Optimizing Your Decisions in Economics

These are my notes and thoughts on optimizing your decisions in economics.

When an economic agent chooses the best feasible option, he is optimizing. Optimization using total value calculates the total value of each feasible option and then picks the option with the highest total value. Optimization using marginal analysis calculates the change in total value when a person switches from one feasible option to another, and then uses these marginal comparisons to choose the option with the highest total value. Optimization using total value and optimization using marginal analysis give identical answers.

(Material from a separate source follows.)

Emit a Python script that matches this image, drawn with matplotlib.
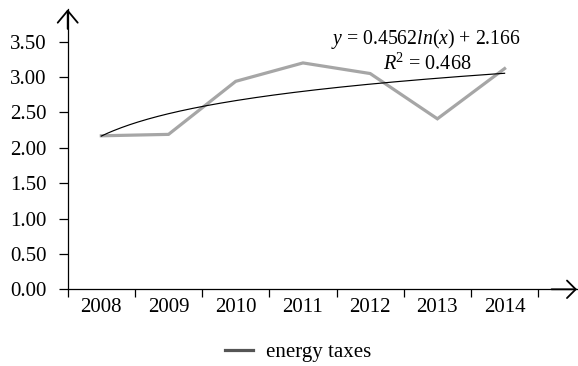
import numpy as np
import matplotlib
matplotlib.use("Agg")
import matplotlib.pyplot as plt
from matplotlib.lines import Line2D
from matplotlib.ticker import FixedLocator, FuncFormatter

plt.rcParams["font.family"] = ["Liberation Serif", "DejaVu Serif"]
plt.rcParams["mathtext.fontset"] = "custom"
plt.rcParams["mathtext.rm"] = "Liberation Serif"
plt.rcParams["mathtext.it"] = "Liberation Serif:italic"

years = ["2008", "2009", "2010", "2011", "2012", "2013", "2014"]
energy_taxes = [2.17, 2.19, 2.94, 3.20, 3.05, 2.41, 3.12]
trend_a = 0.4562
trend_b = 2.166
r_squared = 0.468
y_ticks = [0.0, 0.5, 1.0, 1.5, 2.0, 2.5, 3.0, 3.5]

W, H = 578, 366
fig = plt.figure(figsize=(W / 100, H / 100), dpi=100)
x0, y0 = 67.7, 289.3
x1, y1 = 577, 9.3
ax = fig.add_axes([x0 / W, (H - y0) / H, (x1 - x0) / W, (y0 - y1) / H])

xs = np.arange(len(years))
ax.plot(xs, energy_taxes, color="#a6a6a6", lw=2.3, solid_joinstyle="miter", zorder=3)

# logarithmic trend line, x = 1..7
xt = np.linspace(1, len(years), 200)
ax.plot(xt - 1, trend_a * np.log(xt) + trend_b, color="black", lw=0.85, zorder=4)

ax.set_xlim(-0.5, 7.077)
ax.set_ylim(0, 3.958)

for s in ["top", "right"]:
    ax.spines[s].set_visible(False)
for s in ["left", "bottom"]:
    ax.spines[s].set_linewidth(0.9)

ax.yaxis.set_major_locator(FixedLocator(y_ticks))
ax.yaxis.set_major_formatter(FuncFormatter(lambda v, p: f"{v:.2f}"))
ax.tick_params(axis="y", direction="out", length=6.5, width=0.9, labelsize=15, pad=8.5)

ax.set_xticks(xs)
ax.set_xticklabels(years)
ax.tick_params(axis="x", which="major", length=0, labelsize=15, pad=6)
ax.set_xticks(np.arange(-0.5, len(years) + 0.5, 1.0), minor=True)
ax.tick_params(axis="x", which="minor", direction="out", length=6, width=0.9)

# arrow heads on the axes
ax.annotate("", xy=(1.0, 0), xytext=(0.95, 0), xycoords="axes fraction",
            arrowprops=dict(arrowstyle="->, head_length=0.45, head_width=0.45",
                            lw=1.3, color="black",
                            mutation_scale=14, shrinkA=0, shrinkB=0))
ax.annotate("", xy=(0, 1.0), xytext=(0, 0.93), xycoords="axes fraction",
            arrowprops=dict(arrowstyle="->, head_length=0.6, head_width=0.5",
                            lw=1.3, color="black",
                            mutation_scale=14.4, shrinkA=0, shrinkB=0))

ax.text(426 / W, (H - 39) / H, r"$y$ = 0.4562$ln$($x$) + 2.166",
        transform=fig.transFigure, ha="center", va="center", fontsize=14.2)
ax.text(427 / W, (H - 64) / H, r"$R$$^2$ = " + f"{r_squared:.3f}",
        transform=fig.transFigure, ha="center", va="center", fontsize=14.6)

handle = Line2D([], [], color="#555555", lw=2.3)
fig.legend([handle], ["energy taxes"], loc="center", bbox_to_anchor=(298 / W, (H - 352) / H),
           frameon=False, fontsize=15, handlelength=1.35, handletextpad=0.62)

fig.savefig("out.png", dpi=100)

Economists use optimization to predict most of the choices that people, households, businesses, and governments make. Optimization is often quite complex. 

 

Behavioral economics explains why people optimize in some situations and fail to optimize in others. When people have self-control problems, optimization is not a good description of behavior. 

 

In normal cost-benefit analysis, the decision maker finds the alternative with the highest value of net benefit, which is benefit minus cost. 

 

Optimizing using total value has three steps:

  1. Translate all costs and benefits into common units, like dollars per month
  2. Calculate the total net benefit of each alternative
  3. Pick the alternative with the highest net benefit

 

Optimization using marginal analysis is often faster to implement than optimization using total value, because optimization using marginal analysis focuses only on the ways that alternatives differ. Optimization using marginal analysis breaks an optimization problem down by thinking about how costs and benefits change as you hypothetically move from one alternative to another. 

 

Economists use the word marginal to indicate a difference between alternatives, usually a difference that represents one step or more.  A cost-benefit calculation that focuses on the difference between one feasible alternative and the next feasible alternative is called marginal analysis. Marginal analysis compares the consequences of doing one step more of something. 

 

Marginal analysis forces us to focus on what is changing when we compare alternatives. Since marginal analysis always picks out the same optimum as minimization of total cost, you can use whichever method is easier for the particular problem that you are analyzing. However, economists mostly use marginal analysis. Optimization at the margin is simple because you can ignore everything about two alternatives that are being compared except the particular attributes that are different. Marginal analysis reminds you to exclude information that is not relevant to your decision. 

 

To sum up, marginal analysis has three key steps:

  1. Translate all costs and benefits into common units, like dollars per month
  2. Calculate the marginal consequences of moving between alternatives
  3. Apply the Principle of Optimization at the Margin by choosing the best alternative with the property that moving to it makes you better off and moving away from it makes you worse off.

 

Marginal analysis can be used to solve any optimization problem. Marginal analysis is most commonly used when there is clear sequence of feasible alternatives.